Leave aside the surprise news that Dustin Johnson will headline the inaugural LIV Golf Invitational near London next week.
The real contest continues to lie outside the ropes and it could not be more significant for the game.
We are now witnessing a battle for the future of men’s elite professional golf. Will it remain in the hands of America’s PGA Tour, supported by their European-based strategic partners the DP World Tour?
Or will Saudi Arabia-backed upstarts muscle in? LIV Golf Investments, fronted by Greg Norman, is promising to revolutionise the game with a shorter, sharper product that is lucrative enough to attract the biggest names.

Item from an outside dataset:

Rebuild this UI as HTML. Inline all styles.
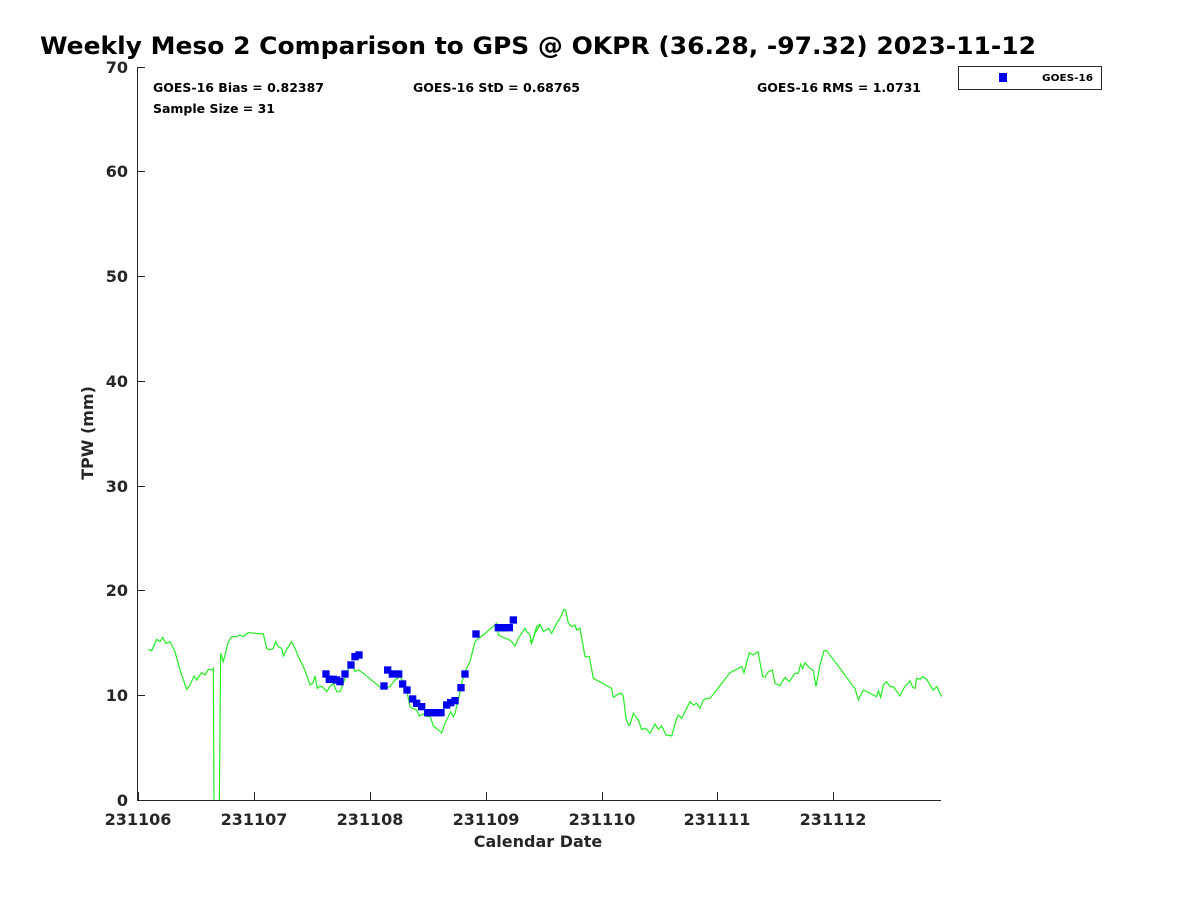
<!DOCTYPE html>
<html><head><meta charset="utf-8"><style>
body{margin:0;background:#fff}
svg text{font-family:"DejaVu Sans","Liberation Sans",sans-serif;font-weight:bold;fill:#262626}
</style></head><body>
<svg width="1200" height="900" viewBox="0 0 1200 900" xmlns="http://www.w3.org/2000/svg">
<defs><clipPath id="c"><rect x="137" y="60" width="805" height="740"/></clipPath></defs>
<rect width="1200" height="900" fill="#fff"/>
<text x="40" y="54" font-size="24" style="fill:#000" textLength="996" lengthAdjust="spacingAndGlyphs">Weekly Meso 2 Comparison to GPS @ OKPR (36.28, -97.32) 2023-11-12</text>
<path d="M137.5,67 V800.5 H941" fill="none" stroke="#262626" stroke-width="1"/>
<g stroke="#262626" stroke-width="1">
<line x1="137" y1="67.5" x2="145" y2="67.5"/>
<line x1="137" y1="171.5" x2="145" y2="171.5"/>
<line x1="137" y1="276.5" x2="145" y2="276.5"/>
<line x1="137" y1="381.5" x2="145" y2="381.5"/>
<line x1="137" y1="486.5" x2="145" y2="486.5"/>
<line x1="137" y1="590.5" x2="145" y2="590.5"/>
<line x1="137" y1="695.5" x2="145" y2="695.5"/>
<line x1="138.5" y1="800" x2="138.5" y2="792"/>
<line x1="254.5" y1="800" x2="254.5" y2="792"/>
<line x1="370.5" y1="800" x2="370.5" y2="792"/>
<line x1="486.5" y1="800" x2="486.5" y2="792"/>
<line x1="602.5" y1="800" x2="602.5" y2="792"/>
<line x1="717.5" y1="800" x2="717.5" y2="792"/>
<line x1="833.5" y1="800" x2="833.5" y2="792"/>
</g>
<g font-size="16" text-anchor="end">
<text x="128" y="73">70</text><text x="128" y="177">60</text><text x="128" y="282">50</text>
<text x="128" y="387">40</text><text x="128" y="492">30</text><text x="128" y="596">20</text>
<text x="128" y="701">10</text><text x="128" y="806">0</text>
</g>
<g font-size="16" text-anchor="middle">
<text x="138" y="825">231106</text><text x="254" y="825">231107</text><text x="370" y="825">231108</text>
<text x="486" y="825">231109</text><text x="602" y="825">231110</text><text x="717" y="825">231111</text>
<text x="833" y="825">231112</text>
</g>
<text x="538" y="847" font-size="16" text-anchor="middle">Calendar Date</text>
<text transform="translate(93,433) rotate(-90)" font-size="16" text-anchor="middle">TPW (mm)</text>
<g font-size="12">
<text x="153" y="92" style="fill:#000" textLength="171" lengthAdjust="spacingAndGlyphs">GOES-16 Bias = 0.82387</text>
<text x="413" y="92" style="fill:#000" textLength="167" lengthAdjust="spacingAndGlyphs">GOES-16 StD = 0.68765</text>
<text x="757" y="92" style="fill:#000" textLength="164" lengthAdjust="spacingAndGlyphs">GOES-16 RMS = 1.0731</text>
<text x="153" y="113" style="fill:#000" textLength="122" lengthAdjust="spacingAndGlyphs">Sample Size = 31</text>
</g>
<rect x="958.5" y="66.5" width="143" height="23" fill="#fff" stroke="#262626"/>
<rect x="999" y="73" width="8" height="9" fill="#0000ee"/>
<text x="1042" y="81" font-size="10" style="fill:#000" textLength="51" lengthAdjust="spacingAndGlyphs">GOES-16</text>
<g clip-path="url(#c)">
<g transform="translate(130,590) scale(0.33333)">
<polyline fill="none" stroke="#22ee22" stroke-width="1.2" vector-effect="non-scaling-stroke" points="55,178 65,182 80,148 90,155 98,142 108,160 120,155 135,185 150,240 170,298 180,285 192,258 200,270 215,248 225,255 235,238 245,240 250,235 252,640 258,640 268,640 272,190 280,215 295,155 305,140 320,140 330,135 340,140 355,128 375,130 400,132 410,175 420,180 430,175 437,155 445,170 455,175 460,198 470,178 485,155 495,175 505,200 520,230 530,255 540,285 548,280 555,258 562,295 570,288 580,293 590,305 600,290 610,280 620,305 630,305 640,280 650,250 658,230 665,222 675,245 685,240 700,250 755,295 765,295 780,290 795,270 810,260 820,275 830,300 840,350 848,355 860,360 868,378 880,372 890,380 900,378 910,408 935,428 945,400 955,380 962,365 970,380 975,370 985,330 995,280 1005,245 1020,215 1035,155 1045,145 1060,135 1100,100 1105,135 1125,145 1135,148 1145,155 1155,168 1165,145 1175,130 1185,115 1190,125 1200,135 1205,160 1215,130 1230,105"/>
</g>
<g transform="translate(530,590) scale(0.33333)">
<polyline fill="none" stroke="#22ee22" stroke-width="1.2" vector-effect="non-scaling-stroke" points="0,150 5,160 20,110 30,103 40,125 55,115 65,130 80,100 90,85 102,58 107,60 115,100 125,110 135,105 140,120 150,115 165,200 178,200 190,265 245,295 250,322 265,312 275,310 280,320 288,385 295,405 300,405 310,370 320,385 325,390 335,418 345,415 352,420 360,430 375,402 385,418 395,408 408,435 425,438 440,385 445,375 455,385 460,375 470,355 480,335 490,345 500,340 510,355 520,330 530,325 540,325 560,300 600,248 635,230 642,248 658,188 670,195 684,185 698,260 705,262 715,245 727,240 735,280 750,287 765,262 778,275 795,250 805,250 812,222 818,235 825,218 835,230 850,242 858,290 870,225 882,182 890,182 930,235 970,290 975,295 985,330 1000,300 1030,315 1040,320 1045,302 1052,322 1060,285 1070,275 1080,290 1090,290 1110,318 1125,288 1130,285 1140,272 1148,292 1155,295 1160,265 1170,268 1178,260 1190,268 1200,285 1210,300 1220,290 1235,320"/>
</g>
</g>
<g transform="translate(130,590) scale(0.33333)" fill="#0000ee">
<g transform="translate(-11,-11)">
<rect x="588" y="252" width="22" height="22"/><rect x="598" y="268" width="22" height="22"/>
<rect x="610" y="268" width="22" height="22"/><rect x="620" y="270" width="22" height="22"/>
<rect x="630" y="275" width="22" height="22"/><rect x="645" y="252" width="22" height="22"/>
<rect x="663" y="225" width="22" height="22"/><rect x="675" y="200" width="22" height="22"/>
<rect x="687" y="195" width="22" height="22"/><rect x="762" y="288" width="22" height="22"/>
<rect x="773" y="240" width="22" height="22"/><rect x="787" y="252" width="22" height="22"/>
<rect x="806" y="252" width="22" height="22"/><rect x="818" y="282" width="22" height="22"/>
<rect x="831" y="300" width="22" height="22"/><rect x="848" y="327" width="22" height="22"/>
<rect x="860" y="340" width="22" height="22"/><rect x="875" y="350" width="22" height="22"/>
<rect x="893" y="368" width="22" height="22"/><rect x="905" y="368" width="22" height="22"/>
<rect x="915" y="368" width="22" height="22"/><rect x="925" y="368" width="22" height="22"/>
<rect x="933" y="368" width="22" height="22"/><rect x="950" y="345" width="22" height="22"/>
<rect x="962" y="338" width="22" height="22"/><rect x="975" y="332" width="22" height="22"/>
<rect x="993" y="293" width="22" height="22"/><rect x="1005" y="252" width="22" height="22"/>
<rect x="1038" y="132" width="22" height="22"/><rect x="1105" y="113" width="22" height="22"/>
<rect x="1115" y="113" width="22" height="22"/><rect x="1125" y="113" width="22" height="22"/>
<rect x="1138" y="113" width="22" height="22"/><rect x="1150" y="90" width="22" height="22"/>
</g>
</g>
</svg>
</body></html>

It is understood that there are massive signing on fees, running into millions of dollars, so make no mistake, this comes down to money, and the Saudi Public Investment Fund, which is financing Norman’s project, has pots and pots of it.
Certainly enough to turn Johnson’s head. The 37-year-old US Open and Masters winner sided emphatically with the PGA Tour in February so this is a dramatic change of heart.
“Dustin has been contemplating this opportunity off-and-on for the last couple of years,” said Johnson’s agent David Winkle in a statement on Tuesday. “Ultimately he decided it was in his and his family’s best interest to pursue it.”
It is less of a shock that the likes of Spain’s Sergio Garcia, England’s Lee Westwood and Ian Poulter, and Northern Ireland’s Graeme McDowell will be at the Centurion Club in Hertfordshire for next week’s shotgun start 54-hole opener.
They made little secret of their interest even though all four were regarded as future European Ryder Cup captains. Occupying that role in coming matches must now be in serious doubt.
DP World and PGA Tour players were refused official permission to take part and sanctions may follow. What action is taken against them remains to be seen.
These players know what they are doing and have signed to a project that is a potential existential threat to the current golfing eco-system. It has £1,6 billion (US$2 billion) worth of backing and a decent chunk of that is heading to their bank accounts.
They are among the 42 names currently revealed for the 48-man tournament next week. Are they rebels or trailblazers?
Will they be banned or fined? And for the Europeans and Americans involved, does this spell the end of their Ryder Cup careers?
There are also implications for events such as the US Open, which takes place the following week, and July’s 150th Open Championship.
The various governing bodies are tightly aligned, perhaps more so than at any point in the history of the game.
The United States Golf Association and R&A will therefore be under pressure to support the main tours — who, by the way, they want to convince in the debate over ball distance control.
But these most established governing bodies have a historic duty to protect the “open” nature of their championships. They would surely struggle to bar any Saudi sign-ups eligible to play at Brookline or St Andrews this year.
Either way, the ball is now in Monahan’s court. How he reacts will be the next stage in the battle for professional golf’s future. — BBC Online.